§ Short problem: Everything from the first line of the data below through the line that contains "const yMinor = [0.1,0.3,0.5];" should be written out exactly, please, and nothing more; the pictures stay out.

§ Dataset excerpt:
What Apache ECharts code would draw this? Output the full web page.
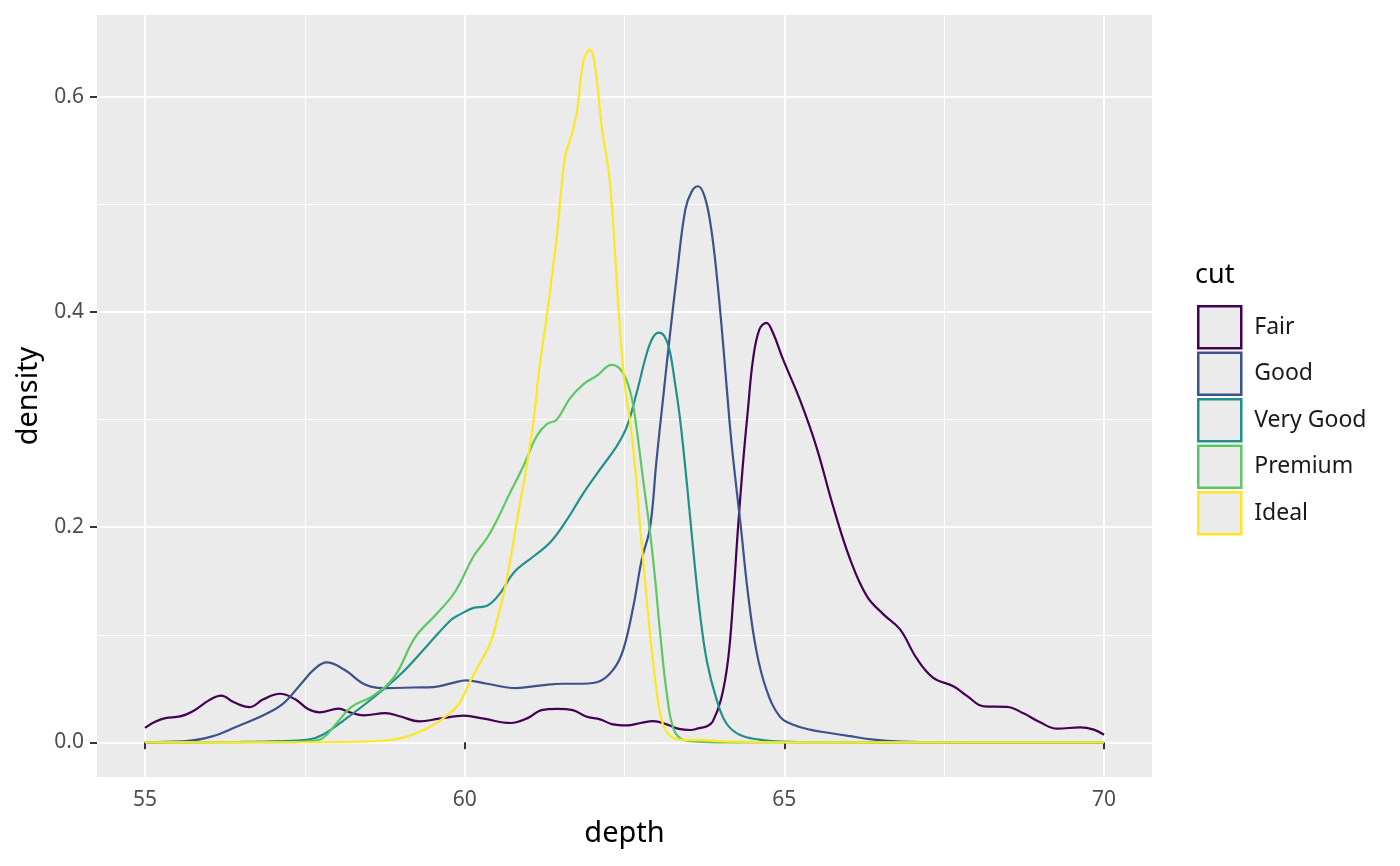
<!DOCTYPE html>
<html><head><meta charset="utf-8">
<script src="https://cdn.jsdelivr.net/npm/echarts@6/dist/echarts.min.js"></script>
<style>html,body{margin:0;padding:0;background:#fff}#c{width:1400px;height:866px}</style>
</head><body><div id="c"></div>
<script>
const cuts = ['Fair','Good','Very Good','Premium','Ideal'];
const colors = ['#440154','#3B528B','#21908C','#5DC863','#FDE725'];
const xMajor = [55,60,65,70];
const xMinor = [57.5,62.5,67.5];
const yMajor = [0,0.2,0.4,0.6];
const yMinor = [0.1,0.3,0.5];

const fair = [[55.0,0.0135],[55.15,0.019],[55.32,0.0226],[55.55,0.0241],[55.75,0.029],[56.0,0.039],[56.19,0.0435],[56.4,0.037],[56.64,0.0328],[56.85,0.040],[57.11,0.0452],[57.35,0.040],[57.55,0.031],[57.73,0.0279],[58.03,0.0313],[58.2,0.028],[58.42,0.0251],[58.76,0.0272],[59.0,0.024],[59.29,0.0195],[59.6,0.022],[59.99,0.0248],[60.3,0.022],[60.72,0.018],[61.0,0.023],[61.2,0.030],[61.45,0.0312],[61.69,0.030],[61.9,0.024],[62.12,0.0214],[62.3,0.017],[62.54,0.0158],[62.75,0.018],[62.95,0.0198],[63.16,0.0167],[63.35,0.0125],[63.53,0.0115],[63.67,0.0133],[63.79,0.015],[63.88,0.0195],[64.01,0.040],[64.12,0.077],[64.2,0.133],[64.27,0.195],[64.35,0.257],[64.43,0.309],[64.51,0.356],[64.61,0.384],[64.72,0.390],[64.82,0.381],[64.98,0.356],[65.24,0.319],[65.5,0.275],[65.76,0.22],[66.03,0.170],[66.29,0.136],[66.55,0.119],[66.81,0.105],[67.07,0.078],[67.33,0.060],[67.65,0.052],[67.86,0.043],[68.12,0.0335],[68.48,0.033],[68.74,0.027],[69.0,0.0186],[69.27,0.0127],[69.63,0.014],[69.84,0.0118],[70.0,0.0071]];
const good = [[55,0.0003],[55.6,0.001],[56.05,0.0056],[56.45,0.015],[56.9,0.0266],[57.17,0.0365],[57.45,0.055],[57.65,0.068],[57.84,0.0743],[58.12,0.0675],[58.45,0.0536],[58.79,0.0505],[59.2,0.051],[59.51,0.0514],[59.8,0.055],[60.02,0.0576],[60.35,0.0545],[60.8,0.0505],[61.2,0.053],[61.53,0.0545],[61.85,0.0545],[62.12,0.057],[62.33,0.068],[62.48,0.086],[62.64,0.127],[62.77,0.17],[62.9,0.2],[63.0,0.262],[63.1,0.318],[63.2,0.373],[63.32,0.435],[63.45,0.495],[63.55,0.512],[63.65,0.517],[63.75,0.508],[63.85,0.48],[63.95,0.43],[64.05,0.365],[64.14,0.30],[64.2,0.263],[64.32,0.2],[64.43,0.139],[64.56,0.086],[64.72,0.049],[64.93,0.024],[65.14,0.0164],[65.4,0.0118],[65.71,0.0087],[66.0,0.006],[66.4,0.0025],[66.82,0.0007],[67.5,0.0001],[70,0]];
const veryGood = [[55,0],[56.5,0.0005],[57.0,0.001],[57.56,0.0025],[57.78,0.007],[58.12,0.021],[58.56,0.041],[59.01,0.064],[59.4,0.089],[59.79,0.114],[59.93,0.119],[60.14,0.125],[60.35,0.127],[60.56,0.139],[60.77,0.158],[61.08,0.173],[61.34,0.186],[61.6,0.207],[61.86,0.232],[62.12,0.254],[62.38,0.2755],[62.54,0.294],[62.69,0.325],[62.85,0.362],[62.95,0.377],[63.04,0.381],[63.12,0.378],[63.2,0.366],[63.28,0.338],[63.37,0.30],[63.48,0.238],[63.58,0.176],[63.68,0.12],[63.79,0.075],[63.94,0.040],[64.09,0.018],[64.3,0.007],[64.61,0.0025],[64.98,0.0006],[65.5,0.0001],[70,0]];
const premium = [[55,0],[57.3,0.0003],[57.56,0.001],[57.78,0.004],[58.0,0.018],[58.23,0.033],[58.56,0.043],[58.9,0.061],[59.23,0.098],[59.57,0.120],[59.85,0.140],[60.14,0.173],[60.35,0.190],[60.5,0.206],[60.71,0.232],[60.92,0.257],[61.13,0.285],[61.29,0.296],[61.44,0.300],[61.65,0.320],[61.86,0.333],[62.07,0.341],[62.3,0.351],[62.46,0.345],[62.59,0.326],[62.67,0.30],[62.8,0.24],[62.9,0.195],[62.98,0.151],[63.06,0.10],[63.16,0.046],[63.27,0.012],[63.42,0.0025],[63.7,0.0005],[64.2,0],[70,0]];
const ideal = [[55,0],[57.5,0.0001],[58.1,0.0003],[58.68,0.0015],[59.01,0.004],[59.35,0.011],[59.63,0.021],[59.9,0.035],[60.07,0.055],[60.24,0.0737],[60.4,0.092],[60.5,0.112],[60.66,0.152],[60.82,0.207],[60.97,0.257],[61.08,0.30],[61.16,0.344],[61.29,0.399],[61.44,0.47],[61.57,0.544],[61.68,0.566],[61.76,0.588],[61.86,0.634],[61.96,0.644],[62.04,0.628],[62.15,0.569],[62.25,0.532],[62.33,0.476],[62.41,0.399],[62.5,0.335],[62.59,0.297],[62.67,0.2535],[62.745,0.2],[62.82,0.151],[62.9,0.10],[62.98,0.0585],[63.08,0.021],[63.19,0.0073],[63.37,0.0025],[63.68,0.002],[64.2,0.0007],[65,0],[70,0]];

const seriesData = [fair, good, veryGood, premium, ideal];
const FONT = 'Noto Sans';

const allX = seriesData.flat().map(p => p[0]);
const allY = seriesData.flat().map(p => p[1]);
const x0 = Math.min(...allX), x1 = Math.max(...allX);
const y0 = Math.min(...allY), y1 = Math.max(...allY);
const xPad = (x1 - x0) * 0.05, yPad = (y1 - y0) * 0.05;

const chart = echarts.init(document.getElementById('c'), null, {renderer: 'canvas'});
const baseAxis = {
  axisLine: {show: false},
  splitArea: {show: false},
  minorTick: {show: false},
  minorSplitLine: {show: false}
};
chart.setOption({
  animation: false,
  backgroundColor: '#ffffff',
  textStyle: {fontFamily: FONT},
  grid: {left: 97, right: 248, top: 15, bottom: 89, show: true, backgroundColor: '#EBEBEB', borderWidth: 0, containLabel: false},
  title: {text: 'cut', left: 1195, top: 262, padding: 0, textStyle: {fontFamily: FONT, fontSize: 27, fontWeight: 'normal', color: '#000'}},
  legend: {
    orient: 'vertical', left: 1197, top: 305, icon: 'rect', padding: 0,
    itemWidth: 43, itemHeight: 42, itemGap: 2,
    data: cuts.map((c, i) => ({name: c, itemStyle: {color: '#EBEBEB', borderColor: colors[i], borderWidth: 2.5}})),
    textStyle: {fontFamily: FONT, fontSize: 23, color: '#1a1a1a', padding: [0, 0, 0, 8]},
    selectedMode: false
  },
  xAxis: [
    Object.assign({}, baseAxis, {
      type: 'value', min: x0 - xPad, max: x1 + xPad,
      name: 'depth', nameLocation: 'middle', nameGap: 42,
      nameTextStyle: {fontFamily: FONT, fontSize: 29, color: '#000'},
      axisTick: {show: true, customValues: xMajor, length: 7, lineStyle: {color: '#333333', width: 2}},
      axisLabel: {customValues: xMajor, margin: 13, fontFamily: FONT, fontSize: 21, color: '#4D4D4D'},
      splitLine: {show: true, lineStyle: {color: '#ffffff', width: 2}}
    }),
    Object.assign({}, baseAxis, {
      type: 'value', min: x0 - xPad, max: x1 + xPad, position: 'bottom',
      axisTick: {show: false, customValues: xMinor},
      axisLabel: {show: false, customValues: xMinor},
      splitLine: {show: true, lineStyle: {color: '#ffffff', width: 1}}
    })
  ],
  yAxis: [
    Object.assign({}, baseAxis, {
      type: 'value', min: y0 - yPad, max: y1 + yPad,
      name: 'density', nameLocation: 'middle', nameGap: 52,
      nameTextStyle: {fontFamily: FONT, fontSize: 29, color: '#000'},
      axisTick: {show: true, customValues: yMajor, length: 7, lineStyle: {color: '#333333', width: 2}},
      axisLabel: {customValues: yMajor, margin: 13, fontFamily: FONT, fontSize: 21, color: '#4D4D4D', formatter: v => Number(v).toFixed(1)},
      splitLine: {show: true, lineStyle: {color: '#ffffff', width: 2}}
    }),
    Object.assign({}, baseAxis, {
      type: 'value', min: y0 - yPad, max: y1 + yPad, position: 'left',
      axisTick: {show: false, customValues: yMinor},
      axisLabel: {show: false, customValues: yMinor},
      splitLine: {show: true, lineStyle: {color: '#ffffff', width: 1}}
    })
  ],
  series: cuts.map((c, i) => ({
    name: c, type: 'line', data: seriesData[i],
    xAxisIndex: 0, yAxisIndex: 0,
    showSymbol: false, symbol: 'none',
    smooth: 0.4,
    lineStyle: {color: colors[i], width: 2.2},
    itemStyle: {color: colors[i]},
    emphasis: {disabled: true}
  }))
});
</script></body></html>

§ Final result:
What Apache ECharts code would draw this? Output the full web page.
<!DOCTYPE html>
<html><head><meta charset="utf-8">
<script src="https://cdn.jsdelivr.net/npm/echarts@6/dist/echarts.min.js"></script>
<style>html,body{margin:0;padding:0;background:#fff}#c{width:1400px;height:866px}</style>
</head><body><div id="c"></div>
<script>
const cuts = ['Fair','Good','Very Good','Premium','Ideal'];
const colors = ['#440154','#3B528B','#21908C','#5DC863','#FDE725'];
const xMajor = [55,60,65,70];
const xMinor = [57.5,62.5,67.5];
const yMajor = [0,0.2,0.4,0.6];
const yMinor = [0.1,0.3,0.5];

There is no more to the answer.